With unsupervised learning the algorithm is presented with unlabelled data and must independently discover inherent patterns or structures within it. This can involve grouping similar data points together (clustering) or identifying hidden relationships between features.

Example use cases of unsupervised learning includes:

  • Customer segmentation (grouping customers with similar characteristics for targeted marketing).
  • Anomaly detection (identifying unusual patterns in data, like fraudulent transactions).
  • Recommendation systems (suggesting products to users based on their past purchases).

Classification vs.

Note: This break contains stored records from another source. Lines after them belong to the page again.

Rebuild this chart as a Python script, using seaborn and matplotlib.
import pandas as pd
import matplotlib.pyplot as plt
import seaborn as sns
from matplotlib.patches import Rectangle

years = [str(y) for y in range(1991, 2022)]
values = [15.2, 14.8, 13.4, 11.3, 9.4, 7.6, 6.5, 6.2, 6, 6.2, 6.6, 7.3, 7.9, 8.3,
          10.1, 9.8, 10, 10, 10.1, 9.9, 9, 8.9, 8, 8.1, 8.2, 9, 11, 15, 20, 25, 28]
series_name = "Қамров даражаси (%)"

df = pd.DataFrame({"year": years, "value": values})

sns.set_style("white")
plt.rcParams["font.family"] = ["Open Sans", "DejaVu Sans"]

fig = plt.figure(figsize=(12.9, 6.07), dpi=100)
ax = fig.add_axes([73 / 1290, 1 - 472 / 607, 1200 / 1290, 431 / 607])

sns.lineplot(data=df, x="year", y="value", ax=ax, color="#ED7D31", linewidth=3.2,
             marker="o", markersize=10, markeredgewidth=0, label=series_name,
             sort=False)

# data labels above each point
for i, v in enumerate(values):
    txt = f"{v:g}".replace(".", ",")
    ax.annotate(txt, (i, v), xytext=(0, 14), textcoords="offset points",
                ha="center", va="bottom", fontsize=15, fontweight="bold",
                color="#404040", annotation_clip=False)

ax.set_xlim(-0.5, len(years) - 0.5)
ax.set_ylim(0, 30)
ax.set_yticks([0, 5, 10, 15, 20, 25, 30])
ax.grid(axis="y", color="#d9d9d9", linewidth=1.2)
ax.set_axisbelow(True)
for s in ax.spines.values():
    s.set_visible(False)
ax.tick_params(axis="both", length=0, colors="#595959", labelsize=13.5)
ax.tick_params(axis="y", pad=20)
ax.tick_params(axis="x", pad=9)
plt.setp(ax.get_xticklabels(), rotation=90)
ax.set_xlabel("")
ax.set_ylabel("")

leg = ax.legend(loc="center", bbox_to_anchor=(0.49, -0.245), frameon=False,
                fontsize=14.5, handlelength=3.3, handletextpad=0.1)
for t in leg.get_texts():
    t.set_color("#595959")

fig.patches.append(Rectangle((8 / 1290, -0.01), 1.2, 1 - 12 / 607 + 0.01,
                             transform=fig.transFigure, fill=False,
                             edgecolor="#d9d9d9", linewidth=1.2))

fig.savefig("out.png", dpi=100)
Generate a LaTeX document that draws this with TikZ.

Regression Models

Within supervised learning, we have two major model types: classification and regression.

Classification Models

Classification models are designed to assign data points to particular categories. This can be either binary classification models, where the data is classified as one item or another, or multiclass classification models where the data is classified into three or more potential categories.

The first stage of classification starts with data wrangling. This is the term given for sorting the raw collected data into a useable format by resolving any inconsistencies, managing missing values and transforming the data into the required form for the model. For image classification, this may include tasks like resizing images and encoding into a numerical format for the model. For text classification, this includes methods of encoding text into numerical format with the likes of one hot encoding practices.

After data wrangling comes feature engineering. At this stage, we extract the most relevant features from the data for effective classification. These features then act as fingerprints helping the model to distinguish between the different classification categories.

Classification models are a supervised learning model, and as such depend upon labelled datasets for training. Each datapoint within the data set has a pre-assigned label corresponding to the category it belongs to.

Once we have a labelled dataset, and know what features to use for the model, we then need to decide upon the model’s algorithm. There are many algorithms available for classification machine learning, ranging from logistic regression, clustering to sentinel analysis and neural networks. Selection of the algorithm depends upon the classification task you are performing.

The model is now ready for training. At this stage the model consumes the labelled training dataset, analysing patterns between features and their connections to the category labels. The model iterates through the dataset dependent upon the hyperparameters specified for the model, calculating the optimal model performance. The dataset is typically split into a training dataset, validation data set and test dataset. It’s essential that each dataset is unique, but also representative of the entire dataset. Failure of achieving this may result in the model not appearing to perform as well as it could if the data had been correctly split.

Once the optimal model is determined, it is ready to be consumed and start making predictions against new unseen, unlabelled data by analysing the new data’s features and based upon the model’s learned patterns, allocates the data point to most likely classification category.

Whilst the model is now happily allocating categories to new data points, it is essential to monitor performance. Metrics including accuracy, precision and recall provide insights into how well the model is performing against new data. If the performance isn’t satisfactory and deviates significantly from the trained model, it may indicate issues like overfitting and require further refinement, either by adjusting hyperparameters accordingly, increasing generalisation or using an alternative algorithm.

Regression Models

Instead of predicting distinct categories, regression models predict a continuous value based on one or more variables. The regression model focuses on uncovering trends and estimating how one variable affects another. A well documented use case is predicting housing values- whilst a classification model may predict a house as “affordable” vs “not affordable,” a regression model would predict the actual value of the property i.e. a continuous value on a number line.

The outcome variable, i.e. what the model is aiming to predict, and the the predictor variables i.e. factors influencing the outcome variable are the two key components in regression models. The model aims to find a mathematical equation to best represent the relationship between the outcome and predictor variables. The equation is often visualised as a line or curve, aiming to minimise the difference between the model’s predicted value and the actual value.

The most common type of regression model is a linear regression- this uses a straight line to model the relationship. However many data sets exhibit curvier trends, where linear regression falls shorts. For these scenarios, polynomial regression is often the best fit. There are various other types of model analysis for non linear regression including decision tree regression, random forest regression, support vector regression and lasso regression.

The stages referenced above for classification models also apply to regression models e.g. data wrangling and feature engineering.

Common regression models include:

  • Linear Regression: The workhorse for simple relationships between features and a target value.
  • Lasso & Ridge Regression: Regularized models to prevent overfitting, especially with many features.
  • XGBoost & Random Forest Regression: Ensemble methods for improved accuracy on complex relationships.

Choosing the right model ultimately depends on the problem you’re trying to solve!